The glucose Raman signals, which were generated through near-infrared (830 nm) light, are generally too small to be easily distinguished from all other signals generated by cellular or tissue molecules. To filter out these unwanted signals, researchers shone near-infrared light onto the skin at an angle different from that used to collect the resulting Raman signal. This off-axis configuration suppresses elastically scattered light and enhances glucose-specific Raman features.

A Raman spectrum typically contains approximately 1,000 bands, which are spectral regions that correspond to specific molecular features. Among these bands, the researchers selected and analyzed only three strategically chosen spectral bands around the main glucose Raman peak, using two adjacent sidebands as intraspectrum references to measure blood glucose levels. This approach allowed them to measure with a cost-effective device about the size of a shoebox, without requiring full-spectrum acquisition or complex AI-driven models.

Testing and Validating the Prototype Device

The researchers conducted initial validation experiments using optical tissue phantoms across a wide range of glucose concentrations, followed by a pilot intraskin study to investigate the efficiency of this Raman-based portable system in continuously monitoring blood glucose levels in a human participant.

The study was conducted on a healthy male volunteer aged 27 years, who put his arm on the top of the device, and a near-infrared beam from the device shone through a small glass window onto the skin to perform the measurement.
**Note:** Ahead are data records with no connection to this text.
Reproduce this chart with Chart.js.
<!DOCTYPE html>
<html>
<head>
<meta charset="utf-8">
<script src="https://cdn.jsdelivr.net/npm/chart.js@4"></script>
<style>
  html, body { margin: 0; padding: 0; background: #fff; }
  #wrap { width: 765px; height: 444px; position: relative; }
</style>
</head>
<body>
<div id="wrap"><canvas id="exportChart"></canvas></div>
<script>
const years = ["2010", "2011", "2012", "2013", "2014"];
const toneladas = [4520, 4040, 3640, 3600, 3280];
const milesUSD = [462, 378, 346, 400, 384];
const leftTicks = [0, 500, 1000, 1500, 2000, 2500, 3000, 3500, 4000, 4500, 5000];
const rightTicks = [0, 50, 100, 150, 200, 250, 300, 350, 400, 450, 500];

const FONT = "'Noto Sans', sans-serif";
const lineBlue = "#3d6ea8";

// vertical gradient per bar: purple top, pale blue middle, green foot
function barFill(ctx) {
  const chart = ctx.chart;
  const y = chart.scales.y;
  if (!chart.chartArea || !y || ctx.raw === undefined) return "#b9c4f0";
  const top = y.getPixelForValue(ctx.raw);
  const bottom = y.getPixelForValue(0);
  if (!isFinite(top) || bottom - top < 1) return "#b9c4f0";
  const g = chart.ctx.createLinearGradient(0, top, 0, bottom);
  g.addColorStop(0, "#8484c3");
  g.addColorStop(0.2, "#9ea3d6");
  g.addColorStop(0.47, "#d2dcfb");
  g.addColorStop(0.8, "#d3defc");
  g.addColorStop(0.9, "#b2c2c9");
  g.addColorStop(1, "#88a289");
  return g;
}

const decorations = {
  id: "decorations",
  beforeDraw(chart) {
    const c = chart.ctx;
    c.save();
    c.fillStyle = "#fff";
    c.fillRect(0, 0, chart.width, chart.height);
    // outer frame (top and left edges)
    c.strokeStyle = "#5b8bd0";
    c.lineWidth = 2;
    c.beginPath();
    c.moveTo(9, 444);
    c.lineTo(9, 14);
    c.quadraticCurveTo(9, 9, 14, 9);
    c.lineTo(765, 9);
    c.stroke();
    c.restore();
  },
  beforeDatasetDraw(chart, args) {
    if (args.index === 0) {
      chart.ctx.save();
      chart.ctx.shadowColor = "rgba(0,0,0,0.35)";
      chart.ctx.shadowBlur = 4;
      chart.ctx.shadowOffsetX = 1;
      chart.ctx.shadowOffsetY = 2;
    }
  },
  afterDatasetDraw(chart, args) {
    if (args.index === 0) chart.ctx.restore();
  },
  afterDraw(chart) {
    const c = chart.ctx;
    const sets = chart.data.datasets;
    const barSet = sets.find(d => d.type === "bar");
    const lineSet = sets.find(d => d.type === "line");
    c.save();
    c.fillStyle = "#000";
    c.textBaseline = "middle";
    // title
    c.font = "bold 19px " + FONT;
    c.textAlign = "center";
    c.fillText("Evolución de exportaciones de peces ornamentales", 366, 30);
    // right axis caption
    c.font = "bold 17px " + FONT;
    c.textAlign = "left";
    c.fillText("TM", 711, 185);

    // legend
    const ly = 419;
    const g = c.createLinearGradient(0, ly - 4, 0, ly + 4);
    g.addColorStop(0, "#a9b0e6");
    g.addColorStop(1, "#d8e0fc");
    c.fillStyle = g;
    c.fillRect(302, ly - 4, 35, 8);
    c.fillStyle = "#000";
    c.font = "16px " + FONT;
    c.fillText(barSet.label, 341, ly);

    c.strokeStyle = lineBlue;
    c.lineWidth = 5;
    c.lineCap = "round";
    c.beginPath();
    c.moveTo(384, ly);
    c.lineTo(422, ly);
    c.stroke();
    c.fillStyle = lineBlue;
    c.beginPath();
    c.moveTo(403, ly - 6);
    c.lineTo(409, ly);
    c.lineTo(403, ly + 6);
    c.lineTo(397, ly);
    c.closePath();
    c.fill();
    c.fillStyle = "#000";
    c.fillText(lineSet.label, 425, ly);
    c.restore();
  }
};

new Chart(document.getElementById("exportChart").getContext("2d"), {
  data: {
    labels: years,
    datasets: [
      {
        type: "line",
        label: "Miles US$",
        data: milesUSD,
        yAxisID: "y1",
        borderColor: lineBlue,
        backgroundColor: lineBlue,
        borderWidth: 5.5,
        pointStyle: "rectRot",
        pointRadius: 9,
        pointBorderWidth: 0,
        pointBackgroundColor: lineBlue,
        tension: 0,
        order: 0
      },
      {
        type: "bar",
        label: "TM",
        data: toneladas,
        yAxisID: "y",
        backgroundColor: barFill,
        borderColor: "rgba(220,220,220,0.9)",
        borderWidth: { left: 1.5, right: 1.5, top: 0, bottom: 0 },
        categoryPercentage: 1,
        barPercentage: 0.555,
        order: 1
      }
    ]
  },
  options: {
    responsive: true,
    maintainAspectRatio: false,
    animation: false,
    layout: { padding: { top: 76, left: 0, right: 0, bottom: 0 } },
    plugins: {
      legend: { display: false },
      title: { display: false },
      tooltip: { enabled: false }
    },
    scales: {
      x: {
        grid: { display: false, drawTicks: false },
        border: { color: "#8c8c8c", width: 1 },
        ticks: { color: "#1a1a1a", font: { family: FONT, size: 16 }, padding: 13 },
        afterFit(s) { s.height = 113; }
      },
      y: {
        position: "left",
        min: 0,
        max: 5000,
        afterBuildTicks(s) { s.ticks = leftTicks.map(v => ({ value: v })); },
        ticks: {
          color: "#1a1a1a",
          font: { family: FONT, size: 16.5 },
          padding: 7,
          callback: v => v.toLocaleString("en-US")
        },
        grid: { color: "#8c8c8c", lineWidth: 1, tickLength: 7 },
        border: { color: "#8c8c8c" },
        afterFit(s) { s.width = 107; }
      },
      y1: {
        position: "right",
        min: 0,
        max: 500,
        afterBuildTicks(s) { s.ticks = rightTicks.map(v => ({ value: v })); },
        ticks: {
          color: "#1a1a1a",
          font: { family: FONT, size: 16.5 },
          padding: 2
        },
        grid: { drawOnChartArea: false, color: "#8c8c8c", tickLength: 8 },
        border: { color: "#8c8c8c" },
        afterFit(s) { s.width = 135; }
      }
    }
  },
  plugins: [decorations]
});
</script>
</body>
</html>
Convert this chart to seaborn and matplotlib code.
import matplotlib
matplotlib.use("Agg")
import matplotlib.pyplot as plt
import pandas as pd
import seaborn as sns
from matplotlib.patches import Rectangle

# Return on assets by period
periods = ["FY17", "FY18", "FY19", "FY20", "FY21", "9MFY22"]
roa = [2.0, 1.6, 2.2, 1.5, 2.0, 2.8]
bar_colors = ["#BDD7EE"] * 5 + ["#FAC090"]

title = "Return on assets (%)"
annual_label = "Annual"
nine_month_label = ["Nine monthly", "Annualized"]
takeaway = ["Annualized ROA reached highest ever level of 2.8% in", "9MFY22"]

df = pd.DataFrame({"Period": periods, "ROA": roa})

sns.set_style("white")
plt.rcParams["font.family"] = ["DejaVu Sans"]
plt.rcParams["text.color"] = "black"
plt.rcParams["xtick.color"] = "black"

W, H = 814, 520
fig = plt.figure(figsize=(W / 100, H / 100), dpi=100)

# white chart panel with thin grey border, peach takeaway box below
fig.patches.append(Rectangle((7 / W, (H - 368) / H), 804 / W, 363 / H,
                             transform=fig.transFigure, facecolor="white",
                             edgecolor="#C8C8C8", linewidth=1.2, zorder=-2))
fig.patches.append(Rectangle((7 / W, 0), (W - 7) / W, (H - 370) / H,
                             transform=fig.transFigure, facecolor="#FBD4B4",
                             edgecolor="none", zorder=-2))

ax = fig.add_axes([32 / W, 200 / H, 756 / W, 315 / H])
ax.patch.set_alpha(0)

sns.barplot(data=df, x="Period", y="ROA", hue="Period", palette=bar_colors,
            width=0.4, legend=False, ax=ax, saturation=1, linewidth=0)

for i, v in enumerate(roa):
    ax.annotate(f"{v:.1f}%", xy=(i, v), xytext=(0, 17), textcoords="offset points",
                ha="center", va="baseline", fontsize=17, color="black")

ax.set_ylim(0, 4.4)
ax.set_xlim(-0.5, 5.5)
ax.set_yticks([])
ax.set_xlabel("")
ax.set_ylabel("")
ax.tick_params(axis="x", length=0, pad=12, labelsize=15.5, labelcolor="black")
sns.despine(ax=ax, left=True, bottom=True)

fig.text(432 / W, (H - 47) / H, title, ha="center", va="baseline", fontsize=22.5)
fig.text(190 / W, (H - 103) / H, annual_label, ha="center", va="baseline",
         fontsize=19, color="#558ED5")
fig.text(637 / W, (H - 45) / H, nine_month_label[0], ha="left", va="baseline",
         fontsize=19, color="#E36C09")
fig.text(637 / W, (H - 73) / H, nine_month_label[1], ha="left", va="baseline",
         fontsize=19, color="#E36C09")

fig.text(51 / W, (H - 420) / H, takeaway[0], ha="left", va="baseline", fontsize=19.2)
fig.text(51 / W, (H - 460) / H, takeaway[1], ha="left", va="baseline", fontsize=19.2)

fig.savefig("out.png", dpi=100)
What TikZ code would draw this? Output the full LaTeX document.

The measurements were taken every five minutes over a period of four hours.

For a comparative analysis, two commercially available, invasive continuous glucose monitors were inserted into the participant’s other arm to measure glucose levels every 5 minutes. A one-finger-prick standard glucometer was also used to measure blood glucose levels every 10 minutes.

To induce dynamic changes in blood glucose concentrations, the participant was instructed to drink two 75-gram glucose drinks during the trial. The final trial findings indicated that measurements from the Raman-based device closely tracked glucose trends and agreed with those from commercial invasive devices, with performance metrics comparable to those of current commercial continuous glucose monitors.

Implications for Future Glucose Monitoring

The portable, noninvasive Raman-based device developed in the study demonstrates promising preliminary performance for continuous monitoring of blood glucose levels, with measurement accuracy comparable to that of commercially available invasive glucose monitors in this pilot setting. The device takes approximately 36 seconds to complete a measurement, resulting in a total measurement time of under one minute.

While the current findings are based on a single healthy participant, these preliminary observations provide a strong basis for future studies with larger, more diverse populations, including people with diabetes, to better understand the potential of this point-of-care technology.

The device shows promise in transforming glucose monitoring, offering portability, accessibility, accuracy, and continuity for future clinical and personal health management applications, with the potential to reduce reliance on finger-prick testing and under-the-skin sensors over time.